>>

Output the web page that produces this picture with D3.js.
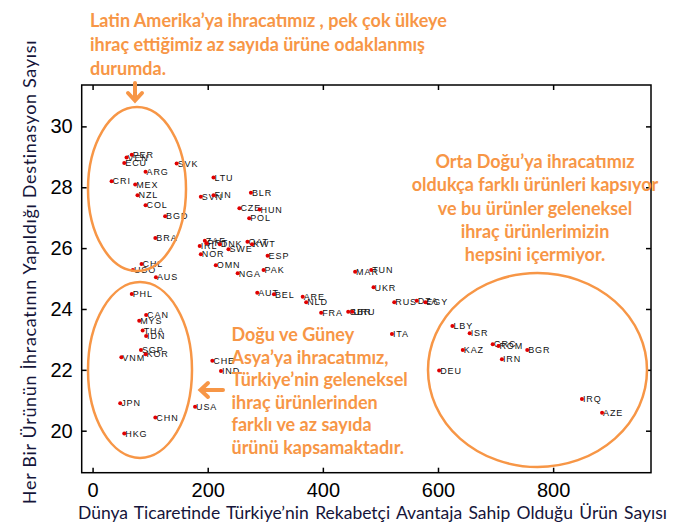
<!DOCTYPE html>
<html><head><meta charset="utf-8">
<script src="https://cdn.jsdelivr.net/npm/d3@7"></script>
<style>body{margin:0;background:#fff}svg{display:block}</style>
</head><body>
<svg id="c" width="693" height="527"></svg>
<script>
const countries = ["PER","VEN","ECU","ARG","SVK","CRI","MEX","NZL","COL","BGD","BRA","CHL","USO","AUS","PHL","CAN","MYS","THA","IDN","SGP","KOR","VNM","JPN","USA","CHN","HKG","CHE","IND","LTU","SVN","FIN","BLR","CZE","HUN","POL","IRL","NOR","ZAF","PRT","DNK","SWE","QAT","KWT","ESP","OMN","NGA","PAK","AUT","BEL","MAR","TUN","UKR","ARE","NLD","FRA","GBR","URU","RUS","DZA","EGY","ITA","LBY","ISR","KAZ","GRC","ROM","BGR","IRN","DEU","IRQ","AZE"];
const xValues = [68,59,55,92,146,33,74,78,92,126,109,85,70,110,68,93,81,87,93,84,92,50,48,178,109,55,208,223,210,188,210,275,255,290,272,186,188,195,198,221,236,269,277,304,214,252,297,286,315,456,484,488,365,371,397,444,451,524,563,578,520,625,655,643,695,705,755,711,602,850,885];
const yValues = [29.07,28.98,28.80,28.51,28.78,28.20,28.09,27.74,27.41,27.05,26.33,25.48,25.28,25.04,24.49,23.80,23.61,23.29,23.11,22.65,22.51,22.41,20.90,20.79,20.43,19.91,22.30,21.96,28.32,27.69,27.74,27.82,27.31,27.27,26.98,26.07,25.80,26.24,26.16,26.13,25.96,26.21,26.13,25.75,25.44,25.17,25.28,24.53,24.48,25.22,25.28,24.71,24.40,24.22,23.88,23.91,23.91,24.22,24.27,24.22,23.18,23.44,23.20,22.65,22.84,22.78,22.65,22.35,21.98,21.04,20.59];
const xTicks = [0,200,400,600,800];
const yTicks = [20,22,24,26,28,30];
const xTitle = "Dünya Ticaretinde Türkiye’nin Rekabetçi Avantaja Sahip Olduğu Ürün Sayısı";
const yTitle = "Her Bir Ürünün İhracatının Yapıldığı Destinasyon Sayısı";
const note1 = ["Latin Amerika’ya ihracatımız , pek çok ülkeye","ihraç ettiğimiz az sayıda ürüne odaklanmış","durumda."];
const note2 = ["Orta Doğu’ya ihracatımız","oldukça farklı ürünleri kapsıyor","ve bu ürünler geleneksel","ihraç ürünlerimizin","hepsini içermiyor."];
const note3 = ["Doğu ve Güney","Asya’ya ihracatımız,","Türkiye’nin geleneksel","ihraç ürünlerinden","farklı ve az sayıda","ürünü kapsamaktadır."];

const svg = d3.select("#c");
const L = 81.7, R = 651, T = 85, B = 472.7;
const x = d3.scaleLinear().domain([-18.9, 970]).range([L, R]);
const y = d3.scaleLinear().domain([18.62, 31.36]).range([B, T]);
const orange = "#F79646";
const tickFont = "'Liberation Sans', Arial, sans-serif";
const txtFont = "Lato, 'Open Sans', sans-serif";

// axes with inward ticks on all four sides
const axB = d3.axisBottom(x).tickValues(xTicks).tickSize(-5).tickPadding(10);
const axT = d3.axisTop(x).tickValues(xTicks).tickSize(-5).tickFormat("");
const axL = d3.axisLeft(y).tickValues(yTicks).tickSize(-5).tickPadding(9);
const axR = d3.axisRight(y).tickValues(yTicks).tickSize(-5).tickFormat("");
function style(g){g.selectAll("path,line").attr("stroke","#000").attr("stroke-width",1.5);g.selectAll("text").attr("fill","#000").style("font-family",tickFont).style("font-size","20px");}
svg.append("g").attr("transform",`translate(0,${B})`).call(axB).call(style);
svg.append("g").attr("transform",`translate(0,${T})`).call(axT).call(style);
svg.append("g").attr("transform",`translate(${L},0)`).call(axL).call(style);
svg.append("g").attr("transform",`translate(${R},0)`).call(axR).call(style);
svg.selectAll(".domain").attr("d", null);
svg.append("rect").attr("x",L).attr("y",T).attr("width",R-L).attr("height",B-T).attr("fill","none").attr("stroke","#000").attr("stroke-width",1.5);

// points
const pts = svg.append("g");
countries.forEach((c,i)=>{
  const px = x(xValues[i]), py = y(yValues[i]);
  pts.append("text").attr("x",px+1).attr("y",py).attr("dy","0.35em")
    .style("font-family",tickFont).style("font-size","9px").style("letter-spacing","0.9px")
    .attr("fill","#111").text(c);
});
countries.forEach((c,i)=>{
  pts.append("circle").attr("cx",x(xValues[i])).attr("cy",y(yValues[i])).attr("r",2).attr("fill","#e00000");
});

// ellipses
const ell = [[137,189,49,82],[140,370,52,88],[537.5,370,109.5,97]];
ell.forEach(e=>svg.append("ellipse").attr("cx",e[0]).attr("cy",e[1]).attr("rx",e[2]).attr("ry",e[3]).attr("fill","none").attr("stroke",orange).attr("stroke-width",2.5));

// arrows
svg.append("path").attr("d","M135,83 L135,100 M128,93 L135,100.5 L142,93").attr("fill","none").attr("stroke",orange).attr("stroke-width",4).attr("stroke-linecap","round");
svg.append("path").attr("d","M223,390 L201,390 M208,383 L200.5,390 L208,397").attr("fill","none").attr("stroke",orange).attr("stroke-width",4).attr("stroke-linecap","round");

// notes
function note(lines,x0,y0,dy,anchor){
  const t = svg.append("text").attr("fill",orange).style("font-family",txtFont).style("font-weight","bold").style("font-size","18px").attr("text-anchor",anchor);
  lines.forEach((l,i)=>t.append("tspan").attr("x",x0).attr("y",y0+i*dy).text(l));
}
note(note1,90,27,24,"start");
note(note2,535,168,23.3,"middle");
note(note3,231.5,341,22.5,"start");

// axis titles
const tcol = "#15153a";
const xt = svg.append("text").attr("x",78).attr("y",519).attr("fill",tcol).style("font-family",txtFont).style("font-size","17.5px").text(xTitle);
const xl = xt.node().getComputedTextLength(); const nsp = xTitle.split(" ").length-1;
xt.style("word-spacing", ((589 - xl)/nsp)+"px");
const yt = svg.append("text").attr("transform","translate(36,272) rotate(-90)").attr("text-anchor","middle").attr("fill",tcol).style("font-family",txtFont).style("font-size","18px").text(yTitle);
const yl = yt.node().getComputedTextLength();
yt.style("letter-spacing", ((465 - yl)/yTitle.length)+"px");
</script>
</body></html>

<<

## GIVEN TASK
Exclude every picture and copy the remaining data exactly.

## THE ANSWER
Output the web page that produces this picture with D3.js.
<!DOCTYPE html>
<html><head><meta charset="utf-8">
<script src="https://cdn.jsdelivr.net/npm/d3@7"></script>
<style>body{margin:0;background:#fff}svg{display:block}</style>
</head><body>
<svg id="c" width="693" height="527"></svg>
<script>
const countries = ["PER","VEN","ECU","ARG","SVK","CRI","MEX","NZL","COL","BGD","BRA","CHL","USO","AUS","PHL","CAN","MYS","THA","IDN","SGP","KOR","VNM","JPN","USA","CHN","HKG","CHE","IND","LTU","SVN","FIN","BLR","CZE","HUN","POL","IRL","NOR","ZAF","PRT","DNK","SWE","QAT","KWT","ESP","OMN","NGA","PAK","AUT","BEL","MAR","TUN","UKR","ARE","NLD","FRA","GBR","URU","RUS","DZA","EGY","ITA","LBY","ISR","KAZ","GRC","ROM","BGR","IRN","DEU","IRQ","AZE"];
const xValues = [68,59,55,92,146,33,74,78,92,126,109,85,70,110,68,93,81,87,93,84,92,50,48,178,109,55,208,223,210,188,210,275,255,290,272,186,188,195,198,221,236,269,277,304,214,252,297,286,315,456,484,488,365,371,397,444,451,524,563,578,520,625,655,643,695,705,755,711,602,850,885];
const yValues = [29.07,28.98,28.80,28.51,28.78,28.20,28.09,27.74,27.41,27.05,26.33,25.48,25.28,25.04,24.49,23.80,23.61,23.29,23.11,22.65,22.51,22.41,20.90,20.79,20.43,19.91,22.30,21.96,28.32,27.69,27.74,27.82,27.31,27.27,26.98,26.07,25.80,26.24,26.16,26.13,25.96,26.21,26.13,25.75,25.44,25.17,25.28,24.53,24.48,25.22,25.28,24.71,24.40,24.22,23.88,23.91,23.91,24.22,24.27,24.22,23.18,23.44,23.20,22.65,22.84,22.78,22.65,22.35,21.98,21.04,20.59];
const xTicks = [0,200,400,600,800];
const yTicks = [20,22,24,26,28,30];
const xTitle = "Dünya Ticaretinde Türkiye’nin Rekabetçi Avantaja Sahip Olduğu Ürün Sayısı";
const yTitle = "Her Bir Ürünün İhracatının Yapıldığı Destinasyon Sayısı";
const note1 = ["Latin Amerika’ya ihracatımız , pek çok ülkeye","ihraç ettiğimiz az sayıda ürüne odaklanmış","durumda."];
const note2 = ["Orta Doğu’ya ihracatımız","oldukça farklı ürünleri kapsıyor","ve bu ürünler geleneksel","ihraç ürünlerimizin","hepsini içermiyor."];
const note3 = ["Doğu ve Güney","Asya’ya ihracatımız,","Türkiye’nin geleneksel","ihraç ürünlerinden","farklı ve az sayıda","ürünü kapsamaktadır."];

const svg = d3.select("#c");
const L = 81.7, R = 651, T = 85, B = 472.7;
const x = d3.scaleLinear().domain([-18.9, 970]).range([L, R]);
const y = d3.scaleLinear().domain([18.62, 31.36]).range([B, T]);
const orange = "#F79646";
const tickFont = "'Liberation Sans', Arial, sans-serif";
const txtFont = "Lato, 'Open Sans', sans-serif";

// axes with inward ticks on all four sides
const axB = d3.axisBottom(x).tickValues(xTicks).tickSize(-5).tickPadding(10);
const axT = d3.axisTop(x).tickValues(xTicks).tickSize(-5).tickFormat("");
const axL = d3.axisLeft(y).tickValues(yTicks).tickSize(-5).tickPadding(9);
const axR = d3.axisRight(y).tickValues(yTicks).tickSize(-5).tickFormat("");
function style(g){g.selectAll("path,line").attr("stroke","#000").attr("stroke-width",1.5);g.selectAll("text").attr("fill","#000").style("font-family",tickFont).style("font-size","20px");}
svg.append("g").attr("transform",`translate(0,${B})`).call(axB).call(style);
svg.append("g").attr("transform",`translate(0,${T})`).call(axT).call(style);
svg.append("g").attr("transform",`translate(${L},0)`).call(axL).call(style);
svg.append("g").attr("transform",`translate(${R},0)`).call(axR).call(style);
svg.selectAll(".domain").attr("d", null);
svg.append("rect").attr("x",L).attr("y",T).attr("width",R-L).attr("height",B-T).attr("fill","none").attr("stroke","#000").attr("stroke-width",1.5);

// points
const pts = svg.append("g");
countries.forEach((c,i)=>{
  const px = x(xValues[i]), py = y(yValues[i]);
  pts.append("text").attr("x",px+1).attr("y",py).attr("dy","0.35em")
    .style("font-family",tickFont).style("font-size","9px").style("letter-spacing","0.9px")
    .attr("fill","#111").text(c);
});
countries.forEach((c,i)=>{
  pts.append("circle").attr("cx",x(xValues[i])).attr("cy",y(yValues[i])).attr("r",2).attr("fill","#e00000");
});

// ellipses
const ell = [[137,189,49,82],[140,370,52,88],[537.5,370,109.5,97]];
ell.forEach(e=>svg.append("ellipse").attr("cx",e[0]).attr("cy",e[1]).attr("rx",e[2]).attr("ry",e[3]).attr("fill","none").attr("stroke",orange).attr("stroke-width",2.5));

// arrows
svg.append("path").attr("d","M135,83 L135,100 M128,93 L135,100.5 L142,93").attr("fill","none").attr("stroke",orange).attr("stroke-width",4).attr("stroke-linecap","round");
svg.append("path").attr("d","M223,390 L201,390 M208,383 L200.5,390 L208,397").attr("fill","none").attr("stroke",orange).attr("stroke-width",4).attr("stroke-linecap","round");

// notes
function note(lines,x0,y0,dy,anchor){
  const t = svg.append("text").attr("fill",orange).style("font-family",txtFont).style("font-weight","bold").style("font-size","18px").attr("text-anchor",anchor);
  lines.forEach((l,i)=>t.append("tspan").attr("x",x0).attr("y",y0+i*dy).text(l));
}
note(note1,90,27,24,"start");
note(note2,535,168,23.3,"middle");
note(note3,231.5,341,22.5,"start");

// axis titles
const tcol = "#15153a";
const xt = svg.append("text").attr("x",78).attr("y",519).attr("fill",tcol).style("font-family",txtFont).style("font-size","17.5px").text(xTitle);
const xl = xt.node().getComputedTextLength(); const nsp = xTitle.split(" ").length-1;
xt.style("word-spacing", ((589 - xl)/nsp)+"px");
const yt = svg.append("text").attr("transform","translate(36,272) rotate(-90)").attr("text-anchor","middle").attr("fill",tcol).style("font-family",txtFont).style("font-size","18px").text(yTitle);
const yl = yt.node().getComputedTextLength();
yt.style("letter-spacing", ((465 - yl)/yTitle.length)+"px");
</script>
</body></html>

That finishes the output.